As an output of the model summary, I get this

Total params: 19,363

Trainable params: 19,107

Non-trainable params: 256

plt.plot(history.history['loss'])
plt.plot(history.history['val_loss'])
plt.title('model loss')
plt.ylabel('loss')
plt.xlabel('epoch')
plt.legend(['train', 'test'], loc='upper right')
plt.show()

Model Loss Graph - 2

2

2 Answers

2
votes

In method 1, BatchNormalization layers does not exist in the compiled model, as the output of these layers are not used anywhere. You can check this by running model1.summary()

Method 2 is perfectly alright.

Order of the operations : Conv2D --> BatchNormalization --> MaxPooling2D is usually the common approach. Though either order would work since, since BatchNorm is just mean and variance normalization.

Edit:

For Conv2D --> BatchNormalization --> MaxPooling2D :

conv1_1 = Conv2D(64, (3, 3), activation='relu', padding='same')(input_image) bnorm1_1 = BatchNormalization()(conv1_1) mpool1_1 = MaxPooling2D((2, 2), padding='same')(bnorm1_1) and then use mpool1_1 as input for next layer.
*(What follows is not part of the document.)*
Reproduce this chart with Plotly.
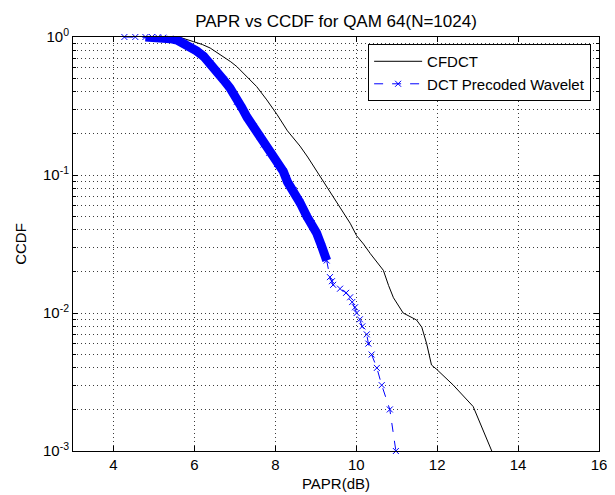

For Conv2D --> MaxPooling2D --> BatchNormalization:

conv1_1 = Conv2D(64, (3, 3), activation='relu', padding='same')(input_image) mpool1_1 = MaxPooling2D((2, 2), padding='same')(conv1_1) bnorm1_1 = BatchNormalization()(mpool1_1) and then use bnorm1_1 as input for next layer.

0
votes

To effectively use BatchNormalization layer, you should always use it before activation.

Instead of:

conv1_1 = Conv2D(64, (3, 3), activation='relu', padding='same')(input_image)
bnorm1_1 = BatchNormalization()(conv1_1)
mpool1_1 = MaxPooling2D((2, 2), padding='same')(bnorm1_1)

Use it like this:

conv1_1 = Conv2D(64, (3, 3), padding='same')(input_image)
bnorm1_1 = BatchNormalization()(conv1_1)
act_1 = Activation('relu')(bnorm1_1)
mpool1_1 = MaxPooling2D((2, 2), padding='same')(act_1)

For more details, check here: Where do I call the BatchNormalization function in Keras?